Nitrogen (N) fertilizer is being lost from sugarcane soils following application to the crop. This study was conducted to estimate the quantity of N being lost from the soil through biological denitrification and to determine the proportion of gaseous N being emitted either as N2O or as N2. Field studies were conducted on four different soils (humic gley, alluvial massive earth, red earth and gleyed podzolic), and on different crop management systems, by installing plastic (PVC) cylinders (23.5 cm diam., 25 cm long) in the soil to a depth of 20 cm beside the plant row in a ratoon sugarcane crop. 15N-labelled KNO3 was applied as a band across each cylinder to a depth of 2.5 cm at a rate of 160 kg N/ha.

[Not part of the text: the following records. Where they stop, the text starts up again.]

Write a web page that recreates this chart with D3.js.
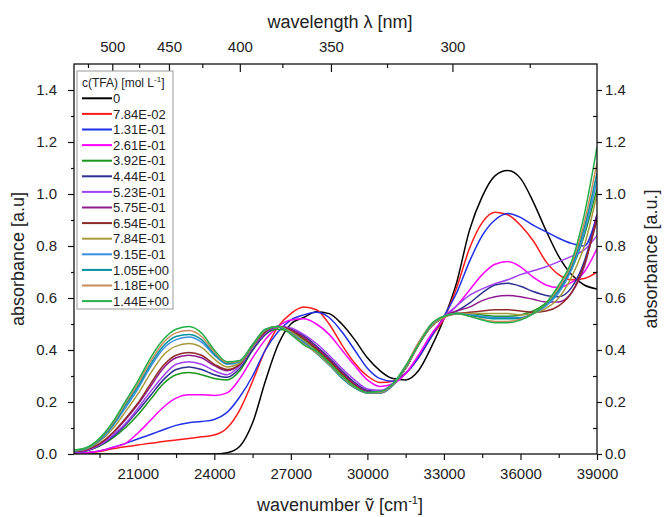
<!DOCTYPE html>
<html>
<head>
<meta charset="utf-8">
<script src="https://cdn.jsdelivr.net/npm/d3@7"></script>
<style>
  body { margin: 0; background: #fff; }
  svg text { font-family: "Liberation Sans", Arial, sans-serif; fill: #222; }
</style>
</head>
<body>
<svg id="chart" width="666" height="517"></svg>
<script>
// wavenumber grid (cm-1), shared by every series
const wavenumbers = [18500, 19000, 19500, 20000, 20500, 21000, 21500, 22000, 22500, 23000, 23500, 24000, 24500, 25000,
  25500, 26000, 26500, 27000, 27500, 28000, 28500, 29000, 29500, 30000, 30500, 31000, 31500, 32000,
  32500, 33000, 33500, 34000, 34500, 35000, 35500, 36000, 36500, 37000, 37500, 38000, 38500, 39000];

const concLabels = ["0", "7.84E-02", "1.31E-01", "2.61E-01", "3.92E-01", "4.44E-01", "5.23E-01",
  "5.75E-01", "6.54E-01", "7.84E-01", "9.15E-01", "1.05E+00", "1.18E+00", "1.44E+00"];

const colors = ["#000000", "#ff1a1a", "#1f2fe8", "#ff00ff", "#1a961a", "#2e3090", "#a040f5",
  "#8e1a8e", "#8f2a2a", "#a89a3c", "#3a8ee0", "#00909e", "#c98a5a", "#22b04a"];

const abs0 = [0, 0, 0, 0, 0, 0, 0, 0, 0, 0, 0, 0, 0.005, 0.03,
  0.12, 0.28, 0.42, 0.5, 0.525, 0.547, 0.54, 0.5, 0.44, 0.37, 0.32, 0.29, 0.285, 0.32,
  0.41, 0.52, 0.66, 0.86, 0.99, 1.07, 1.09, 1.06, 0.97, 0.86, 0.76, 0.69, 0.65, 0.635];
const abs1 = [0, 0.005, 0.01, 0.02, 0.028, 0.035, 0.041, 0.048, 0.054, 0.06, 0.066, 0.073, 0.1, 0.17,
  0.28, 0.4, 0.49, 0.54, 0.565, 0.555, 0.5, 0.42, 0.35, 0.3, 0.275, 0.28, 0.31, 0.37,
  0.45, 0.52, 0.64, 0.79, 0.89, 0.93, 0.92, 0.88, 0.82, 0.74, 0.69, 0.67, 0.675, 0.7];
const abs2 = [0, 0.005, 0.012, 0.025, 0.04, 0.058, 0.075, 0.093, 0.11, 0.12, 0.125, 0.133, 0.16, 0.22,
  0.3, 0.4, 0.47, 0.515, 0.535, 0.545, 0.525, 0.47, 0.4, 0.33, 0.29, 0.28, 0.31, 0.37,
  0.45, 0.53, 0.62, 0.74, 0.84, 0.9, 0.925, 0.91, 0.88, 0.855, 0.83, 0.81, 0.8, 0.92];
const abs3 = [0, 0.005, 0.012, 0.025, 0.04, 0.08, 0.13, 0.18, 0.215, 0.228, 0.228, 0.225, 0.235, 0.29,
  0.37, 0.44, 0.49, 0.515, 0.52, 0.5, 0.46, 0.4, 0.34, 0.285, 0.26, 0.27, 0.31, 0.38,
  0.46, 0.52, 0.57, 0.63, 0.69, 0.73, 0.74, 0.72, 0.68, 0.65, 0.64, 0.66, 0.7, 0.79];
const abs4 = [0.005, 0.012, 0.03, 0.06, 0.1, 0.15, 0.21, 0.27, 0.305, 0.313, 0.305, 0.29, 0.285, 0.32,
  0.4, 0.46, 0.48, 0.47, 0.44, 0.4, 0.355, 0.305, 0.265, 0.24, 0.24, 0.27, 0.33, 0.42,
  0.49, 0.53, 0.54, 0.54, 0.535, 0.53, 0.53, 0.535, 0.55, 0.58, 0.63, 0.71, 0.84, 1.02];
const abs5 = [0.005, 0.012, 0.032, 0.065, 0.11, 0.165, 0.225, 0.285, 0.325, 0.335, 0.325, 0.305, 0.295, 0.33,
  0.4, 0.46, 0.49, 0.48, 0.455, 0.415, 0.37, 0.32, 0.275, 0.245, 0.24, 0.27, 0.33, 0.42,
  0.49, 0.53, 0.55, 0.58, 0.62, 0.65, 0.657, 0.645, 0.625, 0.61, 0.605, 0.64, 0.74, 0.92];
const abs6 = [0.005, 0.013, 0.034, 0.07, 0.115, 0.175, 0.24, 0.3, 0.345, 0.355, 0.345, 0.32, 0.305, 0.34,
  0.41, 0.465, 0.49, 0.485, 0.46, 0.425, 0.38, 0.33, 0.285, 0.25, 0.245, 0.27, 0.33, 0.42,
  0.49, 0.53, 0.57, 0.61, 0.635, 0.655, 0.67, 0.69, 0.705, 0.72, 0.74, 0.76, 0.785, 0.84];
const abs7 = [0.008, 0.015, 0.038, 0.078, 0.13, 0.19, 0.26, 0.33, 0.37, 0.38, 0.37, 0.34, 0.32, 0.345,
  0.415, 0.47, 0.49, 0.48, 0.45, 0.41, 0.365, 0.315, 0.27, 0.24, 0.235, 0.265, 0.33, 0.42,
  0.49, 0.53, 0.55, 0.565, 0.59, 0.605, 0.61, 0.605, 0.595, 0.585, 0.585, 0.62, 0.72, 0.92];
const abs8 = [0.01, 0.018, 0.04, 0.08, 0.135, 0.195, 0.27, 0.34, 0.38, 0.39, 0.38, 0.345, 0.325, 0.345,
  0.415, 0.47, 0.49, 0.475, 0.445, 0.405, 0.36, 0.31, 0.265, 0.237, 0.235, 0.265, 0.33, 0.42,
  0.49, 0.525, 0.54, 0.545, 0.55, 0.555, 0.555, 0.55, 0.545, 0.55, 0.57, 0.62, 0.73, 0.9];
const abs9 = [0.012, 0.02, 0.048, 0.095, 0.16, 0.23, 0.31, 0.38, 0.415, 0.425, 0.41, 0.365, 0.335, 0.35,
  0.415, 0.475, 0.49, 0.47, 0.435, 0.395, 0.35, 0.3, 0.26, 0.235, 0.235, 0.265, 0.33, 0.42,
  0.49, 0.525, 0.54, 0.54, 0.54, 0.54, 0.54, 0.535, 0.54, 0.56, 0.6, 0.68, 0.8, 1.0];
const abs10 = [0.012, 0.022, 0.052, 0.105, 0.175, 0.25, 0.335, 0.405, 0.44, 0.45, 0.43, 0.38, 0.345, 0.355,
  0.42, 0.478, 0.49, 0.465, 0.43, 0.39, 0.345, 0.295, 0.255, 0.235, 0.235, 0.265, 0.335, 0.425,
  0.495, 0.53, 0.54, 0.535, 0.53, 0.525, 0.525, 0.525, 0.54, 0.57, 0.62, 0.71, 0.85, 1.05];
const abs11 = [0.013, 0.023, 0.055, 0.11, 0.185, 0.26, 0.345, 0.415, 0.452, 0.46, 0.44, 0.385, 0.348, 0.357,
  0.42, 0.478, 0.49, 0.463, 0.425, 0.388, 0.342, 0.292, 0.254, 0.235, 0.236, 0.267, 0.336, 0.426,
  0.497, 0.53, 0.54, 0.533, 0.525, 0.52, 0.52, 0.522, 0.54, 0.575, 0.63, 0.72, 0.87, 1.08];
const abs12 = [0.014, 0.024, 0.058, 0.115, 0.193, 0.27, 0.357, 0.428, 0.466, 0.475, 0.452, 0.393, 0.352, 0.358,
  0.42, 0.479, 0.49, 0.462, 0.423, 0.39, 0.345, 0.297, 0.257, 0.236, 0.237, 0.268, 0.338, 0.428,
  0.498, 0.53, 0.54, 0.53, 0.518, 0.51, 0.51, 0.518, 0.54, 0.578, 0.64, 0.73, 0.89, 1.12];
const abs13 = [0.015, 0.025, 0.06, 0.12, 0.2, 0.28, 0.37, 0.44, 0.48, 0.49, 0.465, 0.4, 0.355, 0.36,
  0.42, 0.48, 0.49, 0.46, 0.42, 0.395, 0.35, 0.3, 0.26, 0.237, 0.24, 0.27, 0.34, 0.42,
  0.5, 0.53, 0.54, 0.53, 0.515, 0.505, 0.505, 0.515, 0.54, 0.58, 0.65, 0.74, 0.92, 1.18];

const series = [abs0, abs1, abs2, abs3, abs4, abs5, abs6, abs7, abs8, abs9, abs10, abs11, abs12, abs13];

const bottomTicks = [21000, 24000, 27000, 30000, 33000, 36000, 39000];
const bottomMinor = [19500, 22500, 25500, 28500, 31500, 34500, 37500];
const yTicks = [0, 0.2, 0.4, 0.6, 0.8, 1.0, 1.2, 1.4];
const yMinor = [0.1, 0.3, 0.5, 0.7, 0.9, 1.1, 1.3];
const topTicks = [500, 450, 400, 350, 300];
const topMinor = [525, 475, 425, 375, 325, 275];

const margin = { top: 64, right: 69, bottom: 63, left: 74 };
const width = 666, height = 517;
const innerW = width - margin.left - margin.right;
const innerH = height - margin.top - margin.bottom;

const svg = d3.select("#chart");

const x = d3.scaleLinear().domain([18500, 39000]).range([margin.left, width - margin.right]);
const y = d3.scaleLinear().domain([0, 1.5]).range([height - margin.bottom, margin.top]);
// wavelength (nm) axis: position is linear in 1/lambda
const xTop = d3.scalePow().exponent(-1).domain([1e7 / 18500, 1e7 / 39000]).range([margin.left, width - margin.right]);

svg.append("defs").append("clipPath").attr("id", "clip")
  .append("rect").attr("x", margin.left).attr("y", margin.top).attr("width", innerW).attr("height", innerH);

const line = d3.line()
  .x((d, i) => x(wavenumbers[i]))
  .y(d => y(d))
  .curve(d3.curveMonotoneX);

svg.append("g").attr("clip-path", "url(#clip)")
  .selectAll("path")
  .data(series)
  .join("path")
  .attr("d", d => line(d))
  .attr("fill", "none")
  .attr("stroke", (d, i) => colors[i])
  .attr("stroke-width", 1.5);

const styleAxis = g => {
  g.select(".domain").remove();
  g.selectAll("line").attr("stroke", "#111").attr("stroke-width", 1.2);
  g.selectAll("text").attr("font-size", 15).attr("fill", "#222");
};

// bottom
svg.append("g").attr("transform", `translate(0,${height - margin.bottom})`)
  .call(d3.axisBottom(x).tickValues(bottomTicks).tickSize(6).tickPadding(8).tickFormat(d3.format("d")))
  .call(styleAxis);
svg.append("g").attr("transform", `translate(0,${height - margin.bottom})`)
  .call(d3.axisBottom(x).tickValues(bottomMinor).tickSize(4).tickFormat(""))
  .call(styleAxis);

// left
svg.append("g").attr("transform", `translate(${margin.left},0)`)
  .call(d3.axisLeft(y).tickValues(yTicks).tickSize(6).tickPadding(11).tickFormat(d3.format(".1f")))
  .call(styleAxis);
svg.append("g").attr("transform", `translate(${margin.left},0)`)
  .call(d3.axisLeft(y).tickValues(yMinor).tickSize(3).tickFormat(""))
  .call(styleAxis);

// right
svg.append("g").attr("transform", `translate(${width - margin.right},0)`)
  .call(d3.axisRight(y).tickValues(yTicks).tickSize(5).tickPadding(3).tickFormat(d3.format(".1f")))
  .call(styleAxis);
svg.append("g").attr("transform", `translate(${width - margin.right},0)`)
  .call(d3.axisRight(y).tickValues(yMinor).tickSize(-4).tickFormat(""))
  .call(styleAxis);

// top (wavelength)
svg.append("g").attr("transform", `translate(0,${margin.top})`)
  .call(d3.axisTop(xTop).tickValues(topTicks).tickSize(-8).tickPadding(12).tickFormat(d3.format("d")))
  .call(styleAxis);
svg.append("g").attr("transform", `translate(0,${margin.top})`)
  .call(d3.axisTop(xTop).tickValues(topMinor).tickSize(-4).tickFormat(""))
  .call(styleAxis);

// frame
svg.append("rect")
  .attr("x", margin.left).attr("y", margin.top)
  .attr("width", innerW).attr("height", innerH)
  .attr("fill", "none").attr("stroke", "#111").attr("stroke-width", 1.3);

// axis titles
svg.append("text").attr("x", 340).attr("y", 28).attr("text-anchor", "middle")
  .attr("font-size", 18).text("wavelength λ [nm]");

const xt = svg.append("text").attr("x", 340).attr("y", 511).attr("text-anchor", "middle")
  .attr("font-size", 18);
xt.append("tspan").text("wavenumber ṽ [cm");
xt.append("tspan").attr("font-size", 11).attr("dy", -7).text("-1");
xt.append("tspan").attr("dy", 7).text("]");

svg.append("text")
  .attr("transform", `translate(24,${(margin.top + height - margin.bottom) / 2}) rotate(-90)`)
  .attr("text-anchor", "middle").attr("font-size", 18).text("absorbance [a.u]");

svg.append("text")
  .attr("transform", `translate(657,${(margin.top + height - margin.bottom) / 2}) rotate(-90)`)
  .attr("text-anchor", "middle").attr("font-size", 18).text("absorbance [a.u.]");

// legend
const legend = svg.append("g").attr("transform", "translate(77,71)");
legend.append("rect").attr("width", 96).attr("height", 238)
  .attr("fill", "#fff").attr("stroke", "#9a9a9a").attr("stroke-width", 1);

const lt = legend.append("text").attr("x", 5).attr("y", 15.5).attr("font-size", 12);
lt.append("tspan").text("c(TFA) [mol L");
lt.append("tspan").attr("font-size", 8).attr("dy", -5).text("-1");
lt.append("tspan").attr("dy", 5).text("]");

const rows = legend.selectAll("g.row")
  .data(concLabels)
  .join("g")
  .attr("class", "row")
  .attr("transform", (d, i) => `translate(0,${27.3 + i * 15.6})`);
rows.append("line")
  .attr("x1", 5).attr("x2", 35)
  .attr("stroke", (d, i) => colors[i]).attr("stroke-width", 2);
rows.append("text")
  .attr("x", 36).attr("dy", "0.36em")
  .attr("font-size", 13).text(d => d);
</script>
</body>
</html>
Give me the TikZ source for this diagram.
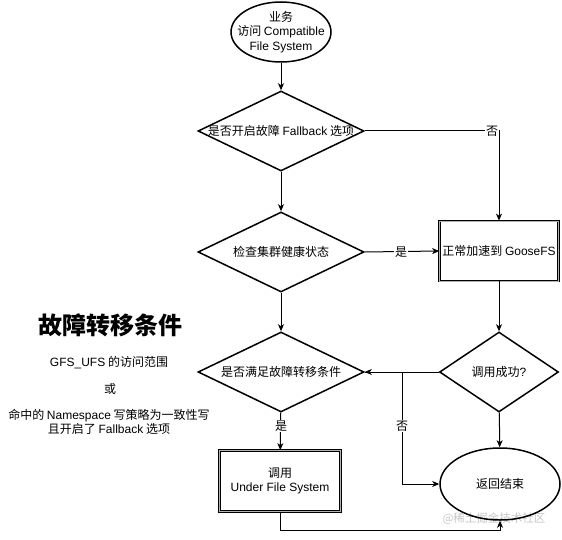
\documentclass[tikz,border=0pt]{standalone}
\usepackage{fontspec}
\setmainfont{Noto Sans CJK SC}
\newfontfamily\en{Liberation Sans}
\usetikzlibrary{shapes.geometric,arrows.meta}
\begin{document}
\begin{tikzpicture}[x=1pt,y=-1pt,
  shp/.style={draw=black,line width=1.5pt,fill=white,inner sep=0pt},
  dia/.style={shp,diamond,minimum width=#1,minimum height=80pt},
  ell/.style={shp,ellipse},
  dbox/.style={draw=black,line width=0.7pt,double=gray!60,double distance=0.9pt,fill=white,align=center,inner sep=0pt},
  txt/.style={font=\fontsize{12}{14.5}\selectfont,align=center,inner sep=0pt},
  side/.style={font=\fontsize{12}{14}\selectfont,align=center,inner sep=0pt},
  lbl/.style={font=\fontsize{12}{14}\selectfont,fill=white,inner sep=1pt},
  arr/.style={line width=1pt,-{Stealth[length=7pt,width=6pt,inset=2pt]}},
  ln/.style={line width=1pt}]
\useasboundingbox (0,0) rectangle (562,540);
% watermark (behind)
\node[font=\fontsize{11.5}{13}\selectfont,text=gray!45,inner sep=0pt] (wm) at (494,519) {@稀土掘金技术社区};
% shapes
\node[ell,minimum width=100pt,minimum height=60pt] (e1) at (281,32) {};
\node[txt] (e1t) at (e1) {业务\\访问 {\en Compatible}\\{\en File System}};
\node[dia=166pt] (d1) at (281,131) {};
\node[txt] (d1t) at (d1) {是否开启故障 {\en Fallback} 选项};
\node[dia=166pt] (d2) at (281,252) {};
\node[txt] (d2t) at (d2) {检查集群健康状态};
\node[dia=166pt] (d3) at (281,372) {};
\node[txt] (d3t) at (d3) {是否满足故障转移条件};
\node[dbox,minimum width=119pt,minimum height=60pt] (g) at (499,251) {};
\node[txt] (gt) at (g) {正常加速到 {\en GooseFS}};
\node[dia=119pt] (d4) at (499,372) {};
\node[txt] (d4t) at (d4) {调用成功{\en ?}};
\node[dbox,minimum width=121pt,minimum height=61pt] (u) at (280,481) {};
\node[txt] (ut) at (u) {调用\\{\en Under File System}};
\node[ell,minimum width=120pt,minimum height=72pt,fill=none] (e2) at (500,484) {};
\node[txt] (e2t) at (e2) {返回结束};
% side text
\node[font=\fontsize{24}{28}\selectfont\bfseries,inner sep=0pt] (title) at (110,325) {故障转移条件};
\node[side] (s1) at (109,363) {{\en GFS\_UFS} 的访问范围};
\node[side] (s2) at (110,389) {或};
\node[side] (s3) at (109,421.5) {命中的 {\en Namespace} 写策略为一致性写\\且开启了 {\en Fallback} 选项};
% connectors
\coordinate (c1) at (499,131);
\coordinate (c2) at (402,372);
\coordinate (c3) at (402,484);
\coordinate (c4) at (280,530);
\coordinate (c5) at (500,530);
\draw[arr] (e1) -- (d1);
\draw[arr] (d1.east) -- (c1) -- (g.north);
\node[lbl] (n1) at (492,131) {否};
\draw[arr] (d1) -- (d2);
\draw[arr] (d2.east) -- (g.west);
\node[lbl] (y1) at (401,252) {是};
\draw[arr] (d2) -- (d3);
\draw[arr] (g) -- (d4);
\draw[arr] (d4.west) -- (d3.east);
\draw[arr] (d3.east) -- (c2) -- (c3) -- (e2.west);
\node[lbl] (n2) at (402,426) {否};
\draw[arr] (d3) -- (u);
\node[lbl] (y2) at (281,426) {是};
\draw[arr] (d4) -- (e2);
\draw[arr] (u.south) -- (c4) -- (c5) -- (e2.south);
\end{tikzpicture}
\end{document}
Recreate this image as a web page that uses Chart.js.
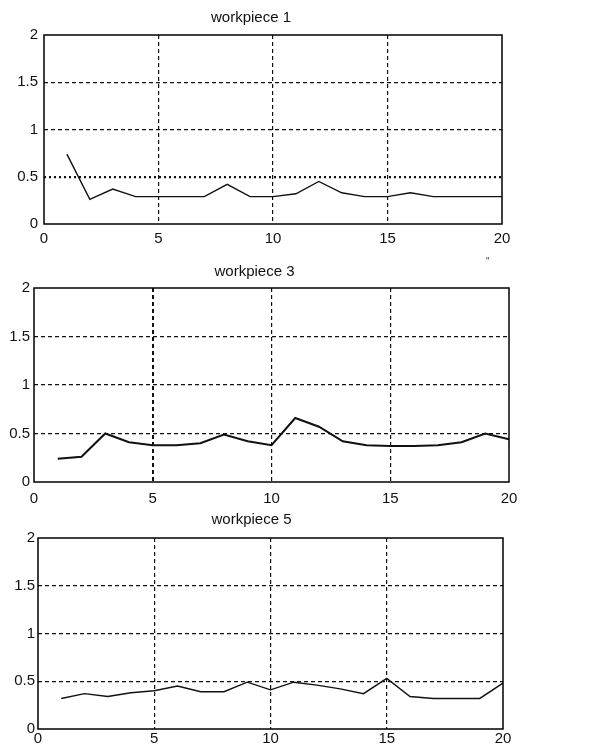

After rainfall or irrigation, the cylinders were capped for 3 h intervals and gas in the headspace sampled in the morning and afternoon, for up to 4 days. Denitrification losses from the humic gley ranged from 247 g N/ha.day for cultivated plots to 1673 g N/ha.day for no-till plots. Over the sampling period, this was equivalent to 3.2% and 19.7% of the N applied, respectively. Nitrous oxide accounted for 46% to 78% of the total N lost. For the alluvial, massive earth and the red earth and gleyed podzolic, losses over the sampling period ranged from 25 to 117 g N/h.day and represented <1% of the N applied. Recovery of 15N in the soil ranged from 67% at the first sampling on the red earth soil to 4.9% at the third sampling on the alluvial, massive earth soil. In a glasshouse study, intact soil cores (23.5 cm diam., 20 cm long), taken from the humic gley and the alluvial, massive earth, were waterlogged after band application of 15N-labelled KNO3 at a rate of 160 kg N/ha. Gas samples from the headspace were taken after 3 h, and then morning and afternoon for the next 14 days. Denitrification losses ranged from 13.2 to 38.6% of N applied with the majority of gaseous N loss occurring as N2. Total recoveries after 14 days, including the evolved gases, ranged from 68.7 to 88.2%. We conclude that denitrification is a major cause of fertilizer N loss from fine-textured soils, with nitrous oxide the major gaseous N product when soil nitrate concentrations are high.